### THE PROBLEM:
Transcribe every line exactly. Leave the pictures behind.

|---|

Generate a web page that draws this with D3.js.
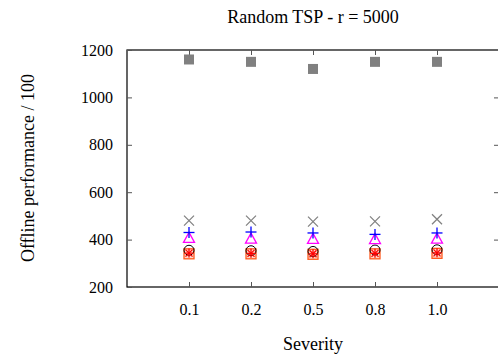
<html><head><script src="https://d3js.org/d3.v7.min.js"></script></head>
<body style="margin:0">
<script>
    // data
    var severities = ["0.1", "0.2", "0.5", "0.8", "1.0"];
    var yTicks = [200, 400, 600, 800, 1000, 1200];

    var graySquare = [1160, 1150, 1120, 1150, 1150];
    var grayCross  = [480, 480, 476, 477, 486];
    var bluePlus   = [430, 432, 428, 422, 428];
    var magTri     = [405, 402, 401, 400, 402];
    var blackCirc  = [355, 353, 350, 356, 357];
    var redSquare  = [340, 340, 338, 340, 342];
    var redStar    = [343, 342, 340, 342, 344];

    var width = 498, height = 358;
    var plotL = 127, plotR = 499, plotT = 50, plotB = 287;
    var serif = "Liberation Serif";

    var svg = d3.select("body").append("svg")
        .attr("width", width)
        .attr("height", height);

    svg.append("rect")
        .attr("width", width).attr("height", height)
        .attr("fill", "#fff");

    var x = d3.scaleLinear().domain([0, 6]).range([plotL, plotR]);
    var y = d3.scaleLinear().domain([200, 1200]).range([plotB, plotT]);

    // frame
    svg.append("rect")
        .attr("x", plotL).attr("y", plotT)
        .attr("width", plotR - plotL).attr("height", plotB - plotT)
        .attr("fill", "none").attr("stroke", "#000").attr("stroke-width", 1.2);

    // y axis (left + mirrored right ticks)
    svg.append("g")
        .attr("transform", "translate(" + plotL + ",0)")
        .call(d3.axisLeft(y).tickValues(yTicks).tickSizeInner(-5).tickSizeOuter(0).tickPadding(14)
            .tickFormat(d3.format("d")))
        .call(function (g) {
            g.attr("font-family", null).attr("font-size", null);
            g.select(".domain").remove();
            g.selectAll("line").attr("stroke", "#555");
            g.selectAll("text").style("font-family", serif).attr("font-size", 16)
                .attr("fill", "#000");
        });

    svg.append("g")
        .attr("transform", "translate(" + plotR + ",0)")
        .call(d3.axisRight(y).tickValues(yTicks.slice(1, -1)).tickSizeInner(-5).tickSizeOuter(0).tickFormat(""))
        .call(function (g) {
            g.select(".domain").remove();
            g.selectAll("line").attr("stroke", "#555");
        });

    // x axis (bottom + mirrored top ticks)
    var xTickVals = severities.map(function (d, i) { return i + 1; });
    svg.append("g")
        .attr("transform", "translate(0," + plotB + ")")
        .call(d3.axisBottom(x).tickValues(xTickVals).tickSizeInner(-5).tickSizeOuter(0).tickPadding(17)
            .tickFormat(function (d) { return severities[d - 1]; }))
        .call(function (g) {
            g.attr("font-family", null).attr("font-size", null);
            g.select(".domain").remove();
            g.selectAll("line").attr("stroke", "#555");
            g.selectAll("text").style("font-family", serif).attr("font-size", 16)
                .attr("fill", "#000");
        });

    svg.append("g")
        .attr("transform", "translate(0," + plotT + ")")
        .call(d3.axisTop(x).tickValues(xTickVals).tickSizeInner(-5).tickSizeOuter(0).tickFormat(""))
        .call(function (g) {
            g.select(".domain").remove();
            g.selectAll("line").attr("stroke", "#555");
        });

    // titles
    svg.append("text")
        .attr("x", 313).attr("y", 23)
        .attr("text-anchor", "middle")
        .style("font-family", serif).attr("font-size", 18)
        .text("Random TSP - r = 5000");

    svg.append("text")
        .attr("x", 313).attr("y", 350)
        .attr("text-anchor", "middle")
        .style("font-family", serif).attr("font-size", 18)
        .text("Severity");

    svg.append("text")
        .attr("transform", "translate(34,168) rotate(-90)")
        .attr("text-anchor", "middle")
        .style("font-family", serif).attr("font-size", 18)
        .text("Offline performance / 100");

    // markers
    function pts(vals) {
        return vals.map(function (v, i) { return { cx: x(i + 1), cy: y(v) }; });
    }

    var s = 5;

    // red open squares
    svg.append("g").selectAll("rect").data(pts(redSquare)).join("rect")
        .attr("x", function (d) { return d.cx - s; })
        .attr("y", function (d) { return d.cy - s; })
        .attr("width", 2 * s).attr("height", 2 * s)
        .attr("fill", "#ffb090").attr("fill-opacity", 0.5)
        .attr("stroke", "#ff5a1e").attr("stroke-width", 1.3);

    // black open circles
    svg.append("g").selectAll("circle").data(pts(blackCirc)).join("circle")
        .attr("cx", function (d) { return d.cx; })
        .attr("cy", function (d) { return d.cy; })
        .attr("r", 5)
        .attr("fill", "none")
        .attr("stroke", "#000").attr("stroke-width", 1);

    // red asterisks
    var star = svg.append("g").attr("stroke", "#f00").attr("stroke-width", 1.3);
    pts(redStar).forEach(function (d) {
        [[0, -4.5, 0, 4.5], [-4.5, 0, 4.5, 0], [-3.5, -3.5, 3.5, 3.5], [-3.5, 3.5, 3.5, -3.5]].forEach(function (l) {
            star.append("line")
                .attr("x1", d.cx + l[0]).attr("y1", d.cy + l[1])
                .attr("x2", d.cx + l[2]).attr("y2", d.cy + l[3]);
        });
    });

    // magenta open triangles
    svg.append("g").selectAll("path").data(pts(magTri)).join("path")
        .attr("d", function (d) {
            return "M" + d.cx + "," + (d.cy - 6) + "L" + (d.cx + 5.5) + "," + (d.cy + 4) +
                "L" + (d.cx - 5.5) + "," + (d.cy + 4) + "Z";
        })
        .attr("fill", "none")
        .attr("stroke", "#f0f").attr("stroke-width", 1.3);

    // blue plus
    var plus = svg.append("g").attr("stroke", "#00f").attr("stroke-width", 1.3);
    pts(bluePlus).forEach(function (d) {
        plus.append("line").attr("x1", d.cx - 5.5).attr("x2", d.cx + 5.5)
            .attr("y1", d.cy).attr("y2", d.cy);
        plus.append("line").attr("x1", d.cx).attr("x2", d.cx)
            .attr("y1", d.cy - 5.5).attr("y2", d.cy + 5.5);
    });

    // gray crosses
    var cross = svg.append("g").attr("stroke", "#808080").attr("stroke-width", 1.3);
    pts(grayCross).forEach(function (d) {
        cross.append("line").attr("x1", d.cx - 5).attr("y1", d.cy - 5)
            .attr("x2", d.cx + 5).attr("y2", d.cy + 5);
        cross.append("line").attr("x1", d.cx - 5).attr("y1", d.cy + 5)
            .attr("x2", d.cx + 5).attr("y2", d.cy - 5);
    });

    // gray filled squares
    svg.append("g").selectAll("rect").data(pts(graySquare)).join("rect")
        .attr("x", function (d) { return d.cx - 5; })
        .attr("y", function (d) { return d.cy - 5; })
        .attr("width", 10).attr("height", 10)
        .attr("fill", "#808080");
</script>
</body>
</html>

|---|

### REPLY:
Generate a web page that draws this with D3.js.
<html><head><script src="https://d3js.org/d3.v7.min.js"></script></head>
<body style="margin:0">
<script>
    // data
    var severities = ["0.1", "0.2", "0.5", "0.8", "1.0"];
    var yTicks = [200, 400, 600, 800, 1000, 1200];

    var graySquare = [1160, 1150, 1120, 1150, 1150];
    var grayCross  = [480, 480, 476, 477, 486];
    var bluePlus   = [430, 432, 428, 422, 428];
    var magTri     = [405, 402, 401, 400, 402];
    var blackCirc  = [355, 353, 350, 356, 357];
    var redSquare  = [340, 340, 338, 340, 342];
    var redStar    = [343, 342, 340, 342, 344];

    var width = 498, height = 358;
    var plotL = 127, plotR = 499, plotT = 50, plotB = 287;
    var serif = "Liberation Serif";

    var svg = d3.select("body").append("svg")
        .attr("width", width)
        .attr("height", height);

    svg.append("rect")
        .attr("width", width).attr("height", height)
        .attr("fill", "#fff");

    var x = d3.scaleLinear().domain([0, 6]).range([plotL, plotR]);
    var y = d3.scaleLinear().domain([200, 1200]).range([plotB, plotT]);

    // frame
    svg.append("rect")
        .attr("x", plotL).attr("y", plotT)
        .attr("width", plotR - plotL).attr("height", plotB - plotT)
        .attr("fill", "none").attr("stroke", "#000").attr("stroke-width", 1.2);

    // y axis (left + mirrored right ticks)
    svg.append("g")
        .attr("transform", "translate(" + plotL + ",0)")
        .call(d3.axisLeft(y).tickValues(yTicks).tickSizeInner(-5).tickSizeOuter(0).tickPadding(14)
            .tickFormat(d3.format("d")))
        .call(function (g) {
            g.attr("font-family", null).attr("font-size", null);
            g.select(".domain").remove();
            g.selectAll("line").attr("stroke", "#555");
            g.selectAll("text").style("font-family", serif).attr("font-size", 16)
                .attr("fill", "#000");
        });

    svg.append("g")
        .attr("transform", "translate(" + plotR + ",0)")
        .call(d3.axisRight(y).tickValues(yTicks.slice(1, -1)).tickSizeInner(-5).tickSizeOuter(0).tickFormat(""))
        .call(function (g) {
            g.select(".domain").remove();
            g.selectAll("line").attr("stroke", "#555");
        });

    // x axis (bottom + mirrored top ticks)
    var xTickVals = severities.map(function (d, i) { return i + 1; });
    svg.append("g")
        .attr("transform", "translate(0," + plotB + ")")
        .call(d3.axisBottom(x).tickValues(xTickVals).tickSizeInner(-5).tickSizeOuter(0).tickPadding(17)
            .tickFormat(function (d) { return severities[d - 1]; }))
        .call(function (g) {
            g.attr("font-family", null).attr("font-size", null);
            g.select(".domain").remove();
            g.selectAll("line").attr("stroke", "#555");
            g.selectAll("text").style("font-family", serif).attr("font-size", 16)
                .attr("fill", "#000");
        });

    svg.append("g")
        .attr("transform", "translate(0," + plotT + ")")
        .call(d3.axisTop(x).tickValues(xTickVals).tickSizeInner(-5).tickSizeOuter(0).tickFormat(""))
        .call(function (g) {
            g.select(".domain").remove();
            g.selectAll("line").attr("stroke", "#555");
        });

    // titles
    svg.append("text")
        .attr("x", 313).attr("y", 23)
        .attr("text-anchor", "middle")
        .style("font-family", serif).attr("font-size", 18)
        .text("Random TSP - r = 5000");

    svg.append("text")
        .attr("x", 313).attr("y", 350)
        .attr("text-anchor", "middle")
        .style("font-family", serif).attr("font-size", 18)
        .text("Severity");

    svg.append("text")
        .attr("transform", "translate(34,168) rotate(-90)")
        .attr("text-anchor", "middle")
        .style("font-family", serif).attr("font-size", 18)
        .text("Offline performance / 100");

    // markers
    function pts(vals) {
        return vals.map(function (v, i) { return { cx: x(i + 1), cy: y(v) }; });
    }

    var s = 5;

    // red open squares
    svg.append("g").selectAll("rect").data(pts(redSquare)).join("rect")
        .attr("x", function (d) { return d.cx - s; })
        .attr("y", function (d) { return d.cy - s; })
        .attr("width", 2 * s).attr("height", 2 * s)
        .attr("fill", "#ffb090").attr("fill-opacity", 0.5)
        .attr("stroke", "#ff5a1e").attr("stroke-width", 1.3);

    // black open circles
    svg.append("g").selectAll("circle").data(pts(blackCirc)).join("circle")
        .attr("cx", function (d) { return d.cx; })
        .attr("cy", function (d) { return d.cy; })
        .attr("r", 5)
        .attr("fill", "none")
        .attr("stroke", "#000").attr("stroke-width", 1);

    // red asterisks
    var star = svg.append("g").attr("stroke", "#f00").attr("stroke-width", 1.3);
    pts(redStar).forEach(function (d) {
        [[0, -4.5, 0, 4.5], [-4.5, 0, 4.5, 0], [-3.5, -3.5, 3.5, 3.5], [-3.5, 3.5, 3.5, -3.5]].forEach(function (l) {
            star.append("line")
                .attr("x1", d.cx + l[0]).attr("y1", d.cy + l[1])
                .attr("x2", d.cx + l[2]).attr("y2", d.cy + l[3]);
        });
    });

    // magenta open triangles
    svg.append("g").selectAll("path").data(pts(magTri)).join("path")
        .attr("d", function (d) {
            return "M" + d.cx + "," + (d.cy - 6) + "L" + (d.cx + 5.5) + "," + (d.cy + 4) +
                "L" + (d.cx - 5.5) + "," + (d.cy + 4) + "Z";
        })
        .attr("fill", "none")
        .attr("stroke", "#f0f").attr("stroke-width", 1.3);

    // blue plus
    var plus = svg.append("g").attr("stroke", "#00f").attr("stroke-width", 1.3);
    pts(bluePlus).forEach(function (d) {
        plus.append("line").attr("x1", d.cx - 5.5).attr("x2", d.cx + 5.5)
            .attr("y1", d.cy).attr("y2", d.cy);
        plus.append("line").attr("x1", d.cx).attr("x2", d.cx)
            .attr("y1", d.cy - 5.5).attr("y2", d.cy + 5.5);
    });

    // gray crosses
    var cross = svg.append("g").attr("stroke", "#808080").attr("stroke-width", 1.3);
    pts(grayCross).forEach(function (d) {
        cross.append("line").attr("x1", d.cx - 5).attr("y1", d.cy - 5)
            .attr("x2", d.cx + 5).attr("y2", d.cy + 5);
        cross.append("line").attr("x1", d.cx - 5).attr("y1", d.cy + 5)
            .attr("x2", d.cx + 5).attr("y2", d.cy - 5);
    });

    // gray filled squares
    svg.append("g").selectAll("rect").data(pts(graySquare)).join("rect")
        .attr("x", function (d) { return d.cx - 5; })
        .attr("y", function (d) { return d.cy - 5; })
        .attr("width", 10).attr("height", 10)
        .attr("fill", "#808080");
</script>
</body>
</html>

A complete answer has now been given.